Phosphates

We hear about problems with our supply of oil, natural gas and other resources. But our growing consumption is also using up resources you need but have never heard of; for example, phosphate.

Phosphate exists in all plants and animals, and life would hardly exist without it, but it is especially vital to mass agriculture. But according to a new study by scientists Patrick Déry and Bart Anderson, our farms may run into a shortage of phosphate in the near future.

In nature, phosphate’s normal small quantities are continually recycled, as it is sucked out of the soil by plants, eaten by animals, and then decayed back into the soil again. For most of human history, farming did not disrupt this cycle — we farmed small plots, left some fields fallow and fertilized our fields with compost or manure. Since we were putting just as much phosphate into the soil as we got out, there was no problem.

But phosphate’s small natural quantities are not enough for the million-acre factory farms of the American Midwest and other breadbaskets, so landowners must continually spread more phosphates as fertilizer. Phosphates are mined from rare concentrations on Pacific Islands and shipped around the world — a limited resource that will eventually run out. Cropland doesn’t hold soil or chemicals as well as natural woodland, so rain and erosion take much of the phosphate out to sea.

Dery and Anderson’s study maintained that there is only so much rock phosphate in the world, and that we will see the rising demand outpace the dwindling supply in the coming decades. We may be seeing that already, with the recent rise in fertilizer prices. Without that massive chemical infusion, we would have to return to being old-fashioned, “organic” farmers, even without an end to fossil fuels.

Such a shortage does not mean the end of the world, any more than an oil shortage or economic crunch – it means a transition from one type of growing to another. We can grow more of our own food in our own gardens, and cook what we grow. Or, we can buy our food from organic farmers, as near to our homes as possible. That kind of farming – or gardening – does not depend on the constant addition of outside chemicals, and even if there is a phosphate shortage, organic farms and gardens would keep right on going.
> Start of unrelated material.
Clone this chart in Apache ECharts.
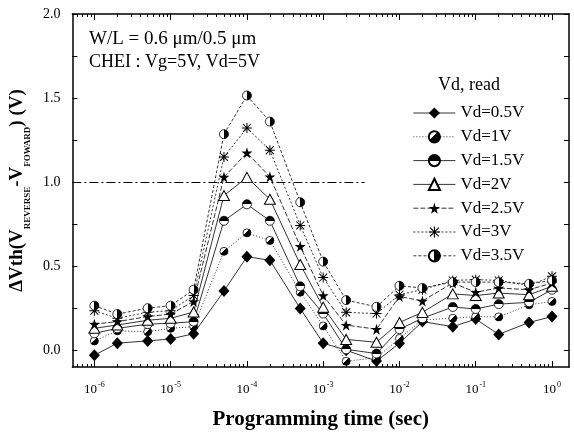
<!DOCTYPE html>
<html>
<head>
<meta charset="utf-8">
<script src="https://cdn.jsdelivr.net/npm/echarts@6/dist/echarts.min.js"></script>
<style>
  html, body { margin: 0; padding: 0; background: #fff; }
  #chart { width: 574px; height: 435px; }
</style>
</head>
<body>
<div id="chart"></div>
<script>
// Programming times (s)
const times = [1e-6, 2e-6, 5e-6, 1e-5, 2e-5, 5e-5, 1e-4, 2e-4, 5e-4, 1e-3, 2e-3, 5e-3, 1e-2, 2e-2, 5e-2, 1e-1, 2e-1, 5e-1, 1];

// Threshold shift dVth (V) for each read drain voltage
const vd05 = [-0.03, 0.042, 0.055, 0.067, 0.098, 0.352, 0.556, 0.535, 0.248, 0.042, 0.0, -0.065, 0.042, 0.17, 0.14, 0.185, 0.094, 0.165, 0.2];
const vd1  = [0.055, 0.115, 0.11, 0.13, 0.14, 0.588, 0.698, 0.653, 0.345, 0.144, -0.066, -0.045, 0.07, 0.18, 0.19, 0.2, 0.198, 0.27, 0.29];
const vd15 = [0.10, 0.13, 0.155, 0.16, 0.17, 0.77, 0.868, 0.77, 0.38, 0.218, 0.005, -0.02, 0.125, 0.19, 0.257, 0.245, 0.274, 0.285, 0.36];
const vd2  = [0.13, 0.15, 0.178, 0.19, 0.227, 0.92, 1.028, 0.898, 0.51, 0.256, 0.064, 0.047, 0.165, 0.225, 0.335, 0.325, 0.34, 0.33, 0.38];
const vd25 = [0.155, 0.17, 0.2, 0.215, 0.29, 1.03, 1.174, 1.032, 0.618, 0.325, 0.149, 0.125, 0.32, 0.293, 0.40, 0.345, 0.37, 0.36, 0.40];
const vd3  = [0.235, 0.19, 0.226, 0.235, 0.325, 1.15, 1.322, 1.19, 0.742, 0.432, 0.225, 0.218, 0.33, 0.36, 0.415, 0.42, 0.415, 0.385, 0.44];
const vd35 = [0.265, 0.215, 0.25, 0.265, 0.36, 1.285, 1.515, 1.36, 0.88, 0.527, 0.298, 0.258, 0.383, 0.37, 0.405, 0.405, 0.405, 0.395, 0.415];

const seriesNames = ['Vd=0.5V', 'Vd=1V', 'Vd=1.5V', 'Vd=2V', 'Vd=2.5V', 'Vd=3V', 'Vd=3.5V'];
const seriesValues = [vd05, vd1, vd15, vd2, vd25, vd3, vd35];

// Axis ticks and labels
const xMajorTicks = [1e-6, 1e-5, 1e-4, 1e-3, 1e-2, 1e-1, 1];
const xLabelExponents = ['-6', '-5', '-4', '-3', '-2', '-1', '0'];
const yTickValues = [0, 0.25, 0.5, 0.75, 1.0, 1.25, 1.5, 1.75, 2.0];
const yLabelValues = [0, 0.5, 1.0, 1.5, 2.0];

// Reference level and its extent
const refLevel = 1.0;
const refLineEnd = 3.5e-3;

const X_MIN = 5.15e-7, X_MAX = 1.67, Y_MIN = -0.1, Y_MAX = 2.0;

const xMinorTicks = [];
xMajorTicks.forEach(function (d) {
  for (let k = 2; k <= 9; k++) { const v = d * k; if (v <= X_MAX) xMinorTicks.push(v); }
});
[6e-7, 7e-7, 8e-7, 9e-7].forEach(function (v) { xMinorTicks.push(v); });

const SERIF = "'Liberation Serif', 'Times New Roman', serif";

function halfFill(x, y, x2, y2, edge) {
  return new echarts.graphic.LinearGradient(x, y, x2, y2, [
    { offset: 0, color: '#ffffff' }, { offset: edge, color: '#ffffff' },
    { offset: edge, color: '#000000' }, { offset: 1, color: '#000000' }
  ]);
}

const starPath = 'path://M50,0 L61,35 L98,35 L68,57 L79,91 L50,70 L21,91 L32,57 L2,35 L39,35 Z';
const asteriskPath = 'path://M45,0 L55,0 L55,100 L45,100 Z M0,45 L100,45 L100,55 L0,55 Z M14,7 L93,86 L86,93 L7,14 Z M86,7 L93,14 L14,93 L7,86 Z';

const markerStyles = [
  { symbol: 'diamond', size: [11, 12], item: { color: '#000' }, dash: 'solid' },
  { symbol: 'circle', size: 8, item: { color: halfFill(0, 0, 1, 1, 0.45), borderColor: '#000', borderWidth: 0.8 }, dash: [1, 2] },
  { symbol: 'circle', size: 9, item: { color: halfFill(0, 1, 0, 0, 0.5), borderColor: '#000', borderWidth: 0.8 }, dash: 'solid' },
  { symbol: 'triangle', size: [11, 10], item: { color: '#fff', borderColor: '#000', borderWidth: 1 }, dash: 'solid' },
  { symbol: starPath, size: 11, item: { color: '#000' }, dash: [5, 2] },
  { symbol: asteriskPath, size: 10, item: { color: '#000' }, dash: [2, 2] },
  { symbol: 'circle', size: 9, item: { color: halfFill(0, 0, 1, 0, 0.5), borderColor: '#000', borderWidth: 0.8 }, dash: [3, 2] }
];

const series = seriesNames.map(function (name, i) {
  const st = markerStyles[i];
  const s = {
    name: name,
    type: 'line',
    xAxisIndex: 0,
    yAxisIndex: 0,
    data: times.map(function (t, j) { return [t, seriesValues[i][j]]; }),
    symbol: st.symbol,
    symbolSize: st.size,
    showAllSymbol: true,
    itemStyle: st.item,
    lineStyle: { color: '#000', width: 0.8, type: st.dash },
    emphasis: { disabled: true },
    animation: false,
    z: 3 + i
  };
  if (i === 0) {
    s.markLine = {
      silent: true,
      symbol: ['none', 'none'],
      label: { show: false },
      lineStyle: { color: '#000', width: 1.2, type: [9, 3, 2, 3] },
      data: [[{ coord: [X_MIN, refLevel] }, { coord: [refLineEnd, refLevel] }]],
      animation: false
    };
  }
  return s;
});

function xAxisDef(position, ticks, len, showLine, showLabels) {
  return {
    type: 'log',
    logBase: 10,
    min: X_MIN,
    max: X_MAX,
    position: position,
    gridIndex: 0,
    axisLine: { show: showLine, onZero: false, lineStyle: { color: '#000', width: 1.5 } },
    axisTick: { show: true, inside: true, length: len, customValues: ticks, lineStyle: { color: '#000', width: 1 } },
    axisLabel: showLabels ? {
      show: true,
      customValues: xMajorTicks,
      margin: 14,
      formatter: function (v) {
        const idx = xMajorTicks.findIndex(function (m) { return Math.abs(Math.log10(m) - Math.log10(v)) < 1e-6; });
        return '{b|10}{s|' + (idx >= 0 ? xLabelExponents[idx] : '') + '}';
      },
      rich: {
        b: { fontFamily: SERIF, fontSize: 13, color: '#000', verticalAlign: 'bottom' },
        s: { fontFamily: SERIF, fontSize: 8, color: '#000', verticalAlign: 'bottom', padding: [0, 0, 7, 1] }
      }
    } : { show: false },
    splitLine: { show: false },
    minorTick: { show: false }
  };
}

function yAxisDef(position, showLabels) {
  const ax = {
    type: 'value',
    min: Y_MIN,
    max: Y_MAX,
    position: position,
    axisLine: { show: true, onZero: false, lineStyle: { color: '#000', width: 1.5 } },
    axisTick: { show: true, inside: true, length: 5, customValues: yTickValues, lineStyle: { color: '#000', width: 1 } },
    axisLabel: showLabels ? {
      show: true,
      customValues: yLabelValues,
      margin: 12,
      fontFamily: SERIF,
      fontSize: 14,
      color: '#000',
      formatter: function (v) { return v.toFixed(1); }
    } : { show: false },
    splitLine: { show: false }
  };
  if (showLabels) {
    ax.name = '{a|ΔVth(V}{s|REVERSE}{a|-V}{s|FOWARD}{a|) (V)}';
    ax.nameLocation = 'middle';
    ax.nameRotate = 90;
    ax.nameGap = 34;
    ax.nameTextStyle = {
      rich: {
        a: { fontFamily: SERIF, fontWeight: 'bold', fontSize: 19, color: '#000', verticalAlign: 'bottom', padding: [0, 0, 5, 0] },
        s: { fontFamily: SERIF, fontWeight: 'bold', fontSize: 9, color: '#000', verticalAlign: 'bottom' }
      }
    };
  }
  return ax;
}

const xMain = xAxisDef('bottom', xMajorTicks, 6, true, true);
xMain.name = 'Programming time (sec)';
xMain.nameLocation = 'middle';
xMain.nameGap = 42;
xMain.nameTextStyle = { fontFamily: SERIF, fontWeight: 'bold', fontSize: 21, color: '#000' };

const option = {
  backgroundColor: '#fff',
  animation: false,
  grid: { left: 72, right: 5, top: 14, bottom: 62, containLabel: false },
  xAxis: [
    xMain,
    xAxisDef('bottom', xMinorTicks, 3, false, false),
    xAxisDef('top', xMajorTicks, 6, true, false),
    xAxisDef('top', xMinorTicks, 3, false, false)
  ],
  yAxis: [yAxisDef('left', true), yAxisDef('right', false)],
  legend: {
    show: true,
    orient: 'vertical',
    left: 408,
    top: 99,
    itemWidth: 42,
    itemHeight: 14,
    itemGap: 5.8,
    selectedMode: false,
    data: seriesNames,
    lineStyle: { width: 0.8 },
    textStyle: { fontFamily: SERIF, fontSize: 17, color: '#000', lineHeight: 18 }
  },
  graphic: [
    { type: 'text', left: 89, top: 30, style: { text: 'W/L = 0.6 μm/0.5 μm', font: '19px ' + SERIF, fill: '#000' } },
    { type: 'text', left: 89, top: 53, style: { text: 'CHEI : Vg=5V, Vd=5V', font: '18px ' + SERIF, fill: '#000' } },
    { type: 'text', left: 438, top: 76, style: { text: 'Vd, read', font: '18px ' + SERIF, fill: '#000' } }
  ],
  series: series
};

const chart = echarts.init(document.getElementById('chart'), null, { renderer: 'canvas' });
chart.setOption(option);
</script>
</body>
</html>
Of course, we cannot grow bananas or avocados in Ireland, but those are not the bulk of most people’s diets. Most of us do not have the ability to produce our own wheat, oil and sugar either, but these staples are extremely cheap, and even if a global farming crisis made them ten times more expensive, they would still be quite affordable for us in the West. We have become so used to frozen dinners and fast food that we often forget how cheap most of our food is, and how easy and satisfying it is to grow and cook for yourself.